His illness had progressed to the point that the doctor had recommended end-of-life measures. Mr. Lewis cognition hadn’t been affected by his cancer, and he seemed aware enough of his poor prognosis that he agreed to sign up for hospice services.  


I was Mr. Lewis’ hospice social worker.


I looked forward to my visits with Mr. Lewis. I loved being in his cozy, impeccable apartment. His conversations were delightful, rich in details of his successful career as a financial adviser, and full of happy stories about his wife and son. He and his wife travelled to several countries once they retired. His son was a teacher, and lived just a few miles from Mr. Lewis’ apartment, so father and son visited often. 


During a visit, I noticed Mr. Lewis was unusually quiet. His eyes lacked the brightness he normally sparked. His dull expression alarmed me.


“Mr. Lewis...” I drew close to him. “What’s wrong?”


“I lost ‘Buddy.’” He said, with lifeless words. 


I’d recently learned that his beloved dog and companion of sixteen years had been very ill, and Mr. Lewis’ son had taken the pet to his home. 

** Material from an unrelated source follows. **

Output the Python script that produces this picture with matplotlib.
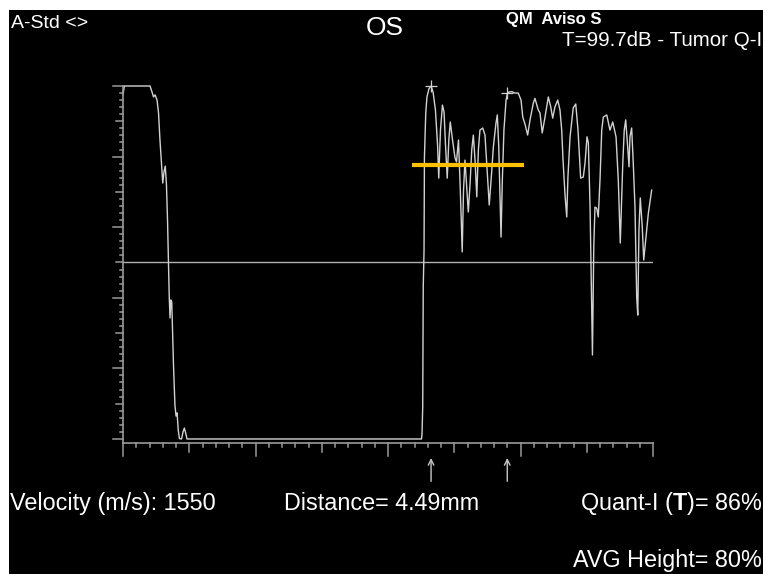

“He had to be put to sleep.” Mr. Lewis said in a broken voice. 


I encouraged him to talk about ‘Buddy’ and after shedding some tears, he showed me pictures of his loving pet, and told me a couple of humorous stories involving Buddy misbehaving. 


I admired Mr. Lewis strength to deal with so many losses. His wife, his health and now his dog. 


A few days after that, as I was heading back to see Mr. Lewis, I stopped by the Hallmark store and got a stuffed animal. I hoped it might resemble ‘Buddy.’ 


“I have something for you, Mr. Lewis.” I grabbed my bag and retrieved the gift.


Mr. Lewis’ eyes brightened and his lips curved into a gleeful smile. 


“That’s so thoughtful of you. Thank you!” He placed the new ‘Buddy’ next to him, on the couch. Then he engaged in a conversation about his recent palliative radiation treatments.


I noticed there was no mention of ‘Buddy’ in the conversation. I pondered whether my gift would be of any help. 


That new ‘Buddy’ looks too inert for Mr. Lewis, I thought as I glanced at the stuffed animal. 


That week I thought of Mr. Lewis and worried about him feeling lonesome. In his condition, I knew the idea of getting another dog was a chore that Mr. Lewis was not in any capacity to assume. 


Then another thought crossed my mind. 


A fish!


I rushed to the pet store, and purchased a Betta fish, fish food, a large glass bowl and a few accessories.  


Mr. Lewis will have a live pet, an easy to take care of, and a source of relaxation, I thought. 


Mr. Lewis’ eyes lit up like a sun as I produced the gift. A broad smile blossomed on his face. The entire visit was about settling ‘Little buddy’ as he called his new pet. We read the care instructions and prepared every detail meticulously. The bowl sparkled with life as the new pet fish started to bounce up and down, gracefully waiving its shiny red fins and tail.


“‘Little buddy’ is greeting us,” I said, pointing at the small creature.  


“He sure is!” Mr. Lewis exclaimed. His eyes shone with an expression of joy.




                                                                                                            Photo Source


P.S. Thanks to Patti over at The New Sixty for reminding me of this story as I read her lovely post The Perfect Pet. Something quite interesting she mentions is: "It is a known fact that watching fish will calm you and lower your blood pressure."